Chris grunted. Moccasins left only a faint track at the outset, and within twelve hours the grass would have straightened up, showing no hint of where the wearer had gone. Maybe if Vin were here instead of at Wells, there´d have been some chance of finding at least the beginning of the trail, but he wasn´t here and couldn´t arrive any sooner than Josiah could--or, if he did, would only have to wait until the light got strong enough for him to hope for any success at tracking. And once off the grass, the killer would be crossing ground beaten down by the heavy traffic around the building; even Tanner probably wouldn´t be able to follow him much more than a hundred yards or so.

“It was planned,” Ezra concluded, “very meticulously planned.” He looked again at the taller man. “You understand, Mr. Larabee, that this is someone´s manner of declarin´ war against you. Your name was used to decoy the boy away, to leave his uncle alone and unsupported. The murderer could as readily have used mine, but chose not to do so.”

“Royale?” Larabee guessed.

“I would wager on it.”

Chris remembered the Southerner saying once that he abhorred gambling and as a matter of habit left nothing to chance. It had probably been said only half seriously--nobody could control everything--but still, if he said he would wager on something, that meant he considered it at least very close to a sure thing. “He´s too smart to have let anyone get sight of him,” Chris mused. “He´ll have picked up some cheap help to take the risks. Hell, he´s probably already long gone with his share of the money.” He fixed an eye on the gambler. “But you said, ‘declaring war.´ That means he´s got more planned.”

“You know yourself, from Mr. Steele, how the division has been plagued with horse thieves and holdups,” Ezra reminded him. “What if that was, not mismanagement or laziness on Royale´s part, but deliberate schemin´? What if he were the mastermind behind it all, the spider seated at the center of the web? What if he were the informant and director of the miscreants who soiled their hands with the actual crimes, and took in return for his trouble an executive´s share of the proceeds? I believe it is customary, when dividin´ the spoils, for the chief to lay out one share more than there are men, and take two for himself. We do not yet know--we may never know--the exact amount of losses the division has suffered, but surely it has been impressive, else why would the Company have sent Mr. Steele hither? I have warned you of Royale´s style, Mr. Larabee. He is not a plunger, not impulsive.
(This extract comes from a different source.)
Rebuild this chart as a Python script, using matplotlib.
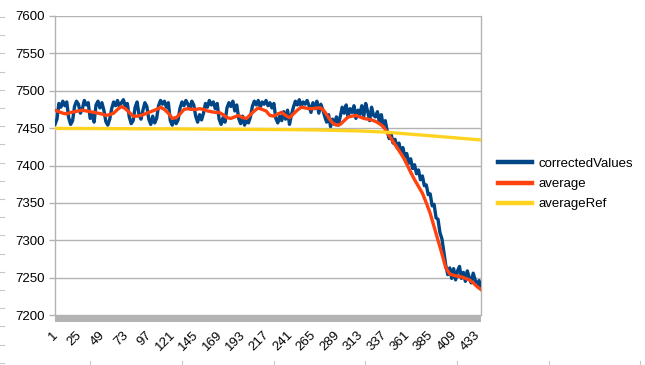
import matplotlib
matplotlib.use("Agg")
import matplotlib.pyplot as plt
from matplotlib.patches import Rectangle
from matplotlib.lines import Line2D
from matplotlib.transforms import ScaledTranslation

plt.rcParams['font.family'] = ['Liberation Sans', 'DejaVu Sans']

# ---------------- data ----------------
blue_cat = list(range(1, 438, 2))
correctedValues = [
    7455, 7462,
    7483, 7478, 7486, 7480, 7485,
    7464, 7455, 7460,
    7479, 7486, 7482, 7470, 7476, 7487, 7481, 7484,
    7463, 7468, 7458,
    7481, 7486, 7477, 7484, 7474,
    7459, 7454, 7462,
    7476, 7485, 7480, 7487, 7478, 7484, 7488, 7479, 7483,
    7465, 7456, 7460,
    7478, 7485, 7468, 7462, 7474, 7484, 7479,
    7462, 7455, 7466, 7457, 7463,
    7480, 7487, 7482, 7486, 7478, 7484,
    7460, 7454, 7463, 7456, 7461,
    7477, 7485, 7480, 7487, 7482, 7476, 7486, 7481,
    7466, 7458, 7468, 7461, 7470,
    7483, 7478, 7487, 7481, 7485, 7476, 7483,
    7462, 7455, 7464, 7458,
    7477, 7484, 7479, 7486, 7473, 7481,
    7463, 7456, 7466, 7454, 7461, 7457, 7465,
    7479, 7486, 7481, 7487, 7478, 7485, 7482, 7487, 7480,
    7484, 7477, 7483,
    7463, 7457, 7466, 7460,
    7472, 7462, 7474, 7455, 7468,
    7478, 7486, 7481, 7488, 7479, 7485, 7482, 7487, 7480,
    7471, 7484, 7476, 7486, 7470, 7482, 7475,
    7466, 7458, 7468, 7452, 7462, 7455, 7465, 7454,
    7466, 7478, 7470, 7481, 7465, 7476, 7471, 7480, 7463, 7474, 7468,
    7480, 7466, 7483, 7472, 7460, 7478, 7467,
    7465, 7472, 7458, 7468, 7452, 7460,
    7446, 7436, 7442, 7430, 7435, 7424, 7430, 7418, 7424, 7412,
    7416, 7403, 7409, 7396, 7401, 7389, 7394, 7381, 7386, 7373,
    7374, 7361, 7362, 7346, 7348, 7330, 7328, 7310, 7302, 7284,
    7266, 7254, 7263, 7249, 7262, 7247, 7259, 7265, 7249, 7257,
    7245, 7259, 7250, 7243, 7256, 7247, 7240, 7246, 7236,
]

avg_cat = list(range(1, 438, 4))
average = [
    7474, 7472, 7470, 7469, 7471, 7472, 7473, 7474, 7473, 7472,
    7471, 7470, 7469, 7467, 7468, 7470, 7475, 7479, 7476, 7471,
    7466, 7466, 7467, 7469, 7471, 7473, 7475, 7478, 7475, 7470,
    7463, 7464, 7469, 7475, 7476, 7475, 7475, 7476, 7475, 7473,
    7472, 7471, 7471, 7468, 7464, 7463, 7465, 7467, 7464, 7463,
    7468, 7473, 7477, 7475, 7473, 7467, 7466, 7469, 7471, 7467,
    7464, 7469, 7474, 7478, 7477, 7476, 7476, 7477, 7477, 7472,
    7464, 7457, 7454, 7455, 7460, 7465, 7466, 7467, 7465, 7463,
    7462, 7461, 7459, 7456, 7452, 7444, 7436, 7428, 7420, 7412,
    7402, 7391, 7381, 7372, 7363, 7350, 7336, 7318, 7300, 7282,
    7263, 7255, 7253, 7252, 7251, 7249, 7247, 7243, 7238, 7234,
]

ref_cat = [1, 25, 49, 73, 97, 121, 145, 169, 193, 217, 241, 265, 289, 313,
           337, 361, 385, 409, 433, 437]
averageRef = [7449.6, 7449.5, 7449.4, 7449.2, 7449.1, 7449.0, 7448.8, 7448.6,
              7448.4, 7448.2, 7448.0, 7447.6, 7447.0, 7446.2, 7444.8, 7442.3,
              7439.8, 7437.2, 7434.6, 7434.2]

x_ticks = [1, 25, 49, 73, 97, 121, 145, 169, 193, 217, 241, 265, 289, 313,
           337, 361, 385, 409, 433]
y_ticks = [7200, 7250, 7300, 7350, 7400, 7450, 7500, 7550, 7600]
series_names = ["correctedValues", "average", "averageRef"]

# ---------------- figure ----------------
W, H = 645, 365
fig = plt.figure(figsize=(W / 100, H / 100), dpi=100)
ax = fig.add_axes([55 / W, 1 - 315 / H, 426 / W, 299 / H])

grid_c = "#b3b3b3"
ax.plot(blue_cat, correctedValues, color="#004586", lw=2.4, solid_joinstyle="round", zorder=3)
ax.plot(avg_cat, average, color="#ff420e", lw=2.4, solid_joinstyle="round", zorder=4)
ax.plot(ref_cat, averageRef, color="#ffd320", lw=2.4, zorder=5)

ax.set_xlim(1, 437)
ax.set_ylim(7200, 7600)
ax.set_yticks(y_ticks)
ax.set_yticklabels([str(v) for v in y_ticks], fontsize=9.5)
ax.set_xticks(x_ticks)
ax.set_xticklabels([str(v) for v in x_ticks], fontsize=9.5, rotation=45,
                   ha="right", va="top", rotation_mode="anchor")
ax.tick_params(axis="x", length=0, pad=10)
ax.tick_params(axis="y", length=4, width=1, color=grid_c, pad=3)
shift = ScaledTranslation(-3 / 100, 0, fig.dpi_scale_trans)
for lab in ax.get_xticklabels():
    lab.set_transform(lab.get_transform() + shift)
ax.grid(axis="y", color=grid_c, lw=1)
ax.set_axisbelow(True)
for s in ["left", "right"]:
    ax.spines[s].set_color(grid_c)
    ax.spines[s].set_linewidth(1)
ax.spines["top"].set_visible(False)
ax.spines["bottom"].set_visible(False)

# grey floor band below the plot area
ax.add_patch(Rectangle((0, -7 / 299), 1, 7 / 299, transform=ax.transAxes,
                       facecolor="#b3b3b3", edgecolor="none", clip_on=False, zorder=6))

# legend
handles = [Line2D([], [], color=c, lw=3.2) for c in ["#004586", "#ff420e", "#ffd320"]]
fig.legend(handles, series_names, loc="center left",
           bbox_to_anchor=(498 / W, 1 - 184 / H), bbox_transform=fig.transFigure,
           frameon=False, fontsize=9.5, handlelength=2.6, handletextpad=0.45,
           labelspacing=0.6, borderpad=0, borderaxespad=0)

# faint sheet marks at the picture edges
for k in range(20):
    yy = 1 - (17 + 18.2 * k) / H
    fig.add_artist(Line2D([0, 4 / W], [yy, yy], color="#c8c8c8", lw=0.8,
                          transform=fig.transFigure))
for xx in [90, 182, 274, 365, 457, 549, 640]:
    fig.add_artist(Line2D([xx / W, xx / W], [0, 4 / H], color="#c8c8c8", lw=0.8,
                          transform=fig.transFigure))

fig.savefig("out.png", dpi=100)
He is patient. He waits for the luck to turn his way, then crowds it. A position of trust and responsibility, such as he formerly held here, would be such a turn, and he is intelligent enough to have seen it.”

Larabee listened thoughtfully. It made sense--a lot of sense. “So it´s not just his job and his pay that he´s mad at losing. It´s the inside track he had to Company affairs, the chance to pass information along and profit by it. But if he could figure all this out, he´ll guess that I could too-- with your help or without it. And he´ll know that once I do, I´ll be on the lookout for him. He´ll lie low.”

Ezra nodded gravely. “I concur.”

Chris frowned. What the gambler had said was logical, yet something still didn´t quite fit. He worried at it a minute, like a dog with a bone, then decided to set it aside for a while and let his subconscious mind work on it. “Steele´s in town yet, isn´t he?”

“Indeed. I observed him goin´ in to supper as I left my office.”

“Can you leave word for him to come down to the office after breakfast tomorrow, in case I miss him?” Larabee requested. “I want to talk to him about the possibility of getting the Company to put a reward out on Royale.”